Saturday 11 January 2014

Here

'Here' is a poem by Philip Larkin which follows a journey through Hull, his hometown. Larkin presents his personal portrayal of the landscape; like 'The Whitsun Weddings', the setting is melancholy and his description is pessimistic. He is "swerving through fields / Too thin and thistled to be called meadows" and the population is made up of "A cut-price crowdurban yet simple". This gives the populace a labeling of cheapness - again, this is similar to 'The Whitsun Weddings' whose female characters wear "nylon gloves and jewellery-substitutes".
     Larkin depicts Hull as a place "Where only salesmen and relations come" to visit, and this provides the reader with a sense of how unattractive and formidable the area itself is. This point is backed up by his description of the "grim head-scarfed wives"; this quote creates a depressing tone and allows the reader to imagine Hull's inhabitants as unhappy, whilst the words 'head-scarfed' produces the possibility of hidden identities. "The piled gold clouds, the shining gull-marked mud" - this oxymoronic line shows how the mud undermines any possibility of a landscape which encapsulates any beauty. Larkin is providing a snippet of sanguinity but then immediately crushes it, masking it with the 'mud' of gloom which seems to coat the landscape which he is overlooking.
     However, although this poem's overall tone is fairly miserable, like in 'The Whitsun Weddings' Larkin uses nature as a form of hope and optimism. He tells the reader of how the "Hidden weeds flower" and "neglected waters quicken"; 'weeds' and 'flower' are oxymorons, and show how although the town is covered in weeds, nature will still bring beauty. These natural forms are depicted as being more alive than the human population, and the 'neglected' elements of nature are still moving at their own pace, even though no-one is there to witness the changes which they bring. Like Larkin's reference to the rain in the final line of 'The Whitsun Weddings', this provides a certain comfort for the reader.

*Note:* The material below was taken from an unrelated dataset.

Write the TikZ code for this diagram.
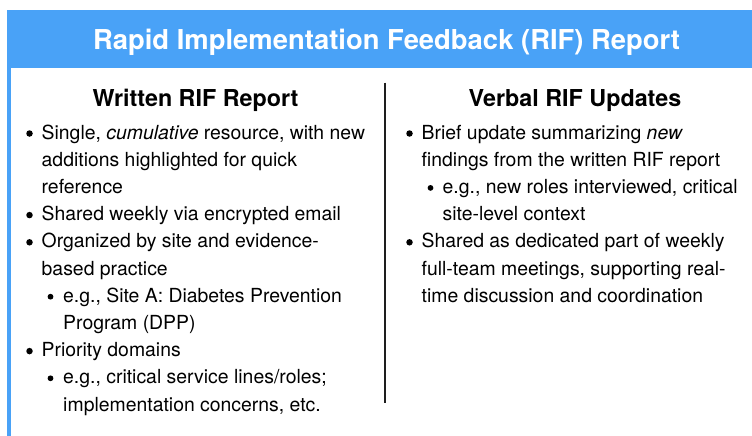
\documentclass[tikz,border=0pt]{standalone}
\usepackage{fontspec}
\setmainfont{TeX Gyre Heros}
\definecolor{rifblue}{RGB}{73,162,247}
\definecolor{rulegray}{RGB}{30,30,30}

\tikzset{
	titletxt/.style={font=\bfseries\fontsize{27.4}{30}\selectfont, text=white, inner sep=0, anchor=base},
	headtxt/.style={font=\bfseries\fontsize{23.3}{26}\selectfont, inner sep=0, anchor=base},
	itemtxt/.style={font=\fontsize{19.4}{27.2}\selectfont, inner sep=0, anchor=base west},
	dot/.style={circle, fill=black, inner sep=0, minimum size=6.5pt},
	subdot/.style={circle, fill=black, inner sep=0, minimum size=5.8pt}
}

\begin{document}
\begin{tikzpicture}[x=1pt, y=-1pt]
	\useasboundingbox (0,0) rectangle (752,436);
	
	% frame
	\fill[rifblue] (7.3,10) rectangle (752,68.3);
	\fill[rifblue] (7.3,68) rectangle (11,436);
	\node[titletxt] (title) at (386.5,49) {Rapid Implementation Feedback (RIF) Report};
	
	% divider
	\coordinate (divtop) at (384.5,82.5);
	\coordinate (divbot) at (384.5,403);
	\draw[rulegray, line width=2pt] (divtop) -- (divbot);
	
	% left column
	\node[headtxt] (lhead) at (195.5,106) {Written RIF Report};
	\node[dot] (lb1) at (29.5,133.5) {};
	\node[itemtxt] (l1) at (41.5,139) {Single, {\itshape cumulative} resource, with new};
	\node[itemtxt] (l2) at (41.5,166.2) {additions highlighted for quick};
	\node[itemtxt] (l3) at (41.5,193.4) {reference};
	\node[dot] (lb2) at (29.5,215.1) {};
	\node[itemtxt] (l4) at (41.5,220.6) {Shared weekly via encrypted email};
	\node[dot] (lb3) at (29.5,242.3) {};
	\node[itemtxt] (l5) at (41.5,247.8) {Organized by site and evidence-};
	\node[itemtxt] (l6) at (41.5,275.0) {based practice};
	\node[subdot] (ls1) at (50.5,296.7) {};
	\node[itemtxt] (l7) at (63,302.2) {e.g., Site A: Diabetes Prevention};
	\node[itemtxt] (l8) at (63,329.4) {Program (DPP)};
	\node[dot] (lb4) at (29.5,351.1) {};
	\node[itemtxt] (l9) at (41.5,356.6) {Priority domains};
	\node[subdot] (ls2) at (50.5,378.3) {};
	\node[itemtxt] (l10) at (63,383.8) {e.g., critical service lines/roles;};
	\node[itemtxt] (l11) at (63,411.0) {implementation concerns, etc.};
	
	% right column
	\node[headtxt] (rhead) at (575,106) {Verbal RIF Updates};
	\node[dot] (rb1) at (409.5,133.5) {};
	\node[itemtxt] (r1) at (421.5,139) {Brief update summarizing {\itshape new}};
	\node[itemtxt] (r2) at (421.5,166.2) {findings from the written RIF report};
	\node[subdot] (rs1) at (430.5,187.9) {};
	\node[itemtxt] (r3) at (442.5,193.4) {e.g., new roles interviewed, critical};
	\node[itemtxt] (r4) at (442.5,220.6) {site-level context};
	\node[dot] (rb2) at (409.5,242.3) {};
	\node[itemtxt] (r5) at (421.5,247.8) {Shared as dedicated part of weekly};
	\node[itemtxt] (r6) at (421.5,275.0) {full-team meetings, supporting real-};
	\node[itemtxt] (r7) at (421.5,302.2) {time discussion and coordination};
\end{tikzpicture}
\end{document}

     The final three lines of the last stanza from 'Here' present another snippet of hope and freedom, which is yet again extinguished by the harshness of reality. Larkin portrays an "unfenced existence" which lays "beyond a beach" - the beach is the end of the land but the beginning of the ocean, and the ocean represents pure freedom to him. However, this is followed by the fact that this freedom is "Facing the sun, untalkative, out of reach." The openness which lies before him is untouchable, and the reality which faces him is the fact that he is fenced into the world which he lives in.